We have gotten rid of millions of dollars of back taxes–both federal and state–for our clients. Even if your return was filed late, as long as enough time has passed, the taxes are still dischargeable.

But not all taxes can be discharged. There is a five part test for being able to get rid of, or discharge, taxes.

First, they can’t be “trust fund taxes.” What are these? The amount that, as an employer, you withhold from your employees’ paychecks. Typical examples are sales taxes and payroll taxes withheld from an employee’s paycheck. These basically are taxes where you’re holding someone else’s money. Trust fund taxes are not dischargeable in bankruptcy no matter how old they are or when they were filed.

Income taxes and inheritance taxes are NOT trust fund taxes.

Second, the tax return can’t be fraudulent, and you can’t be guilty of tax evasion.

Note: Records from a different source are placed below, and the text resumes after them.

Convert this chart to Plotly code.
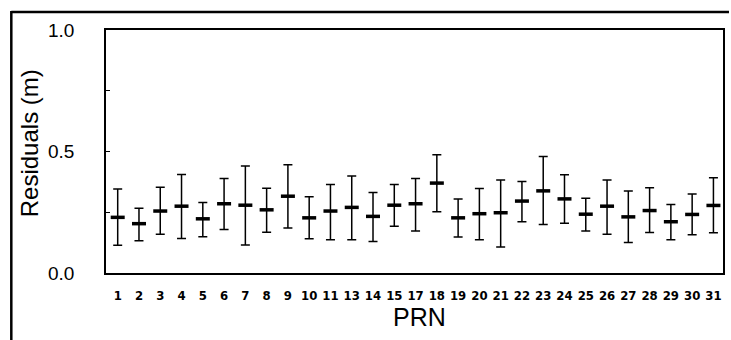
import plotly.graph_objects as go

prn = ["1", "2", "3", "4", "5", "6", "7", "8", "9", "10", "11", "13", "14", "15",
       "17", "18", "19", "20", "21", "22", "23", "24", "25", "26", "27", "28", "29", "30", "31"]
center = [0.229, 0.203, 0.255, 0.275, 0.223, 0.285, 0.279, 0.260, 0.316, 0.227, 0.255, 0.270, 0.233, 0.279,
          0.285, 0.370, 0.227, 0.244, 0.248, 0.296, 0.338, 0.305, 0.242, 0.275, 0.231, 0.257, 0.211, 0.241, 0.278]
upper = [0.346, 0.266, 0.353, 0.405, 0.290, 0.389, 0.440, 0.349, 0.445, 0.314, 0.364, 0.399, 0.331, 0.364,
         0.389, 0.487, 0.305, 0.348, 0.383, 0.377, 0.479, 0.404, 0.308, 0.383, 0.337, 0.351, 0.282, 0.325, 0.392]
lower = [0.114, 0.133, 0.159, 0.142, 0.149, 0.179, 0.115, 0.168, 0.185, 0.141, 0.137, 0.137, 0.130, 0.192,
         0.173, 0.252, 0.148, 0.137, 0.107, 0.211, 0.200, 0.205, 0.173, 0.159, 0.126, 0.167, 0.137, 0.157, 0.166]

err_plus = [u - c for u, c in zip(upper, center)]
err_minus = [c - l for c, l in zip(center, lower)]

fig = go.Figure()
fig.add_trace(go.Scatter(
    x=list(range(len(prn))), y=center, mode="markers",
    marker=dict(symbol="line-ew", size=10, color="black",
                line=dict(width=3.5, color="black")),
    error_y=dict(type="data", symmetric=False, array=err_plus, arrayminus=err_minus,
                 color="black", thickness=1.5, width=4.5),
    showlegend=False,
))

L, R, T, B = 106, 6, 30, 67
W, H = 731, 340
pw, ph = W - L - R, H - T - B

def px(x):
    return (x - L) / pw

def py(y):
    return (H - B - y) / ph

fig.update_layout(
    width=W, height=H,
    margin=dict(l=L, r=R, t=T, b=B),
    paper_bgcolor="white", plot_bgcolor="white",
    font=dict(family="Liberation Sans, Arial, sans-serif", color="black"),
    xaxis=dict(
        range=[-0.55, 28.45], tickmode="array",
        tickvals=list(range(len(prn))), ticktext=prn,
        showgrid=False, zeroline=False, ticks="",
        showline=True, linecolor="black", linewidth=1.5, mirror=True,
        tickfont=dict(family="Liberation Sans Narrow, Arial Narrow, DejaVu Sans Condensed, sans-serif",
                      size=13, color="black", weight="bold"),
        ticklabelstandoff=10,
    ),
    yaxis=dict(
        range=[0, 1.0], tickvals=[0, 0.5, 1.0], tickformat=".1f",
        showgrid=False, zeroline=False,
        ticks="inside", ticklen=4, tickwidth=1, tickcolor="black",
        minor=dict(dtick=0.25, ticks="inside", ticklen=4, tickwidth=1, tickcolor="black"),
        showline=True, linecolor="black", linewidth=1.5, mirror=True,
        tickfont=dict(size=19, color="black"),
        ticklabelstandoff=26,
    ),
    annotations=[
        dict(text="Residuals (m)", xref="paper", yref="paper", x=px(29), y=py(143),
             xanchor="center", yanchor="middle", textangle=-90, showarrow=False,
             font=dict(size=24, color="black")),
        dict(text="PRN", xref="paper", yref="paper", x=px(421), y=py(317),
             xanchor="center", yanchor="middle", showarrow=False,
             font=dict(size=25, color="black")),
    ],
    shapes=[
        dict(type="line", xref="paper", yref="paper", x0=px(11), x1=px(731), y0=py(12), y1=py(12),
             line=dict(color="black", width=2.5)),
        dict(type="line", xref="paper", yref="paper", x0=px(11), x1=px(11), y0=py(11), y1=py(340),
             line=dict(color="black", width=2.5)),
    ],
)

fig.write_html("out.html")
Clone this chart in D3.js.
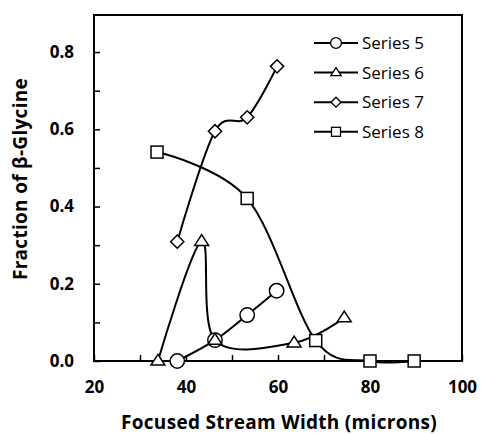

Third, the due date for filing the return must be at least three years before you file. So, since your 2011 tax return was due by April 17, 2012, assuming you meet the other parts of the test, your 2011 taxes would be dischargeable if you file bankruptcy after April 17, 2015.

Fourth, you must file the tax return itself at least two years before you file. This means that a six month extension for your 2011 taxes, to October 2012, would not change the earliest date the taxes would be dischargeable. But if you file a couple of years late, or if the IRS files a “Substitute for Return” (which doesn’t count as youfiling to start the two year period running), you may need to wait. As of the writing of this blog, in some jurisdictions, once the IRS files a SFR, the taxes are never dischargeable in bankruptcy.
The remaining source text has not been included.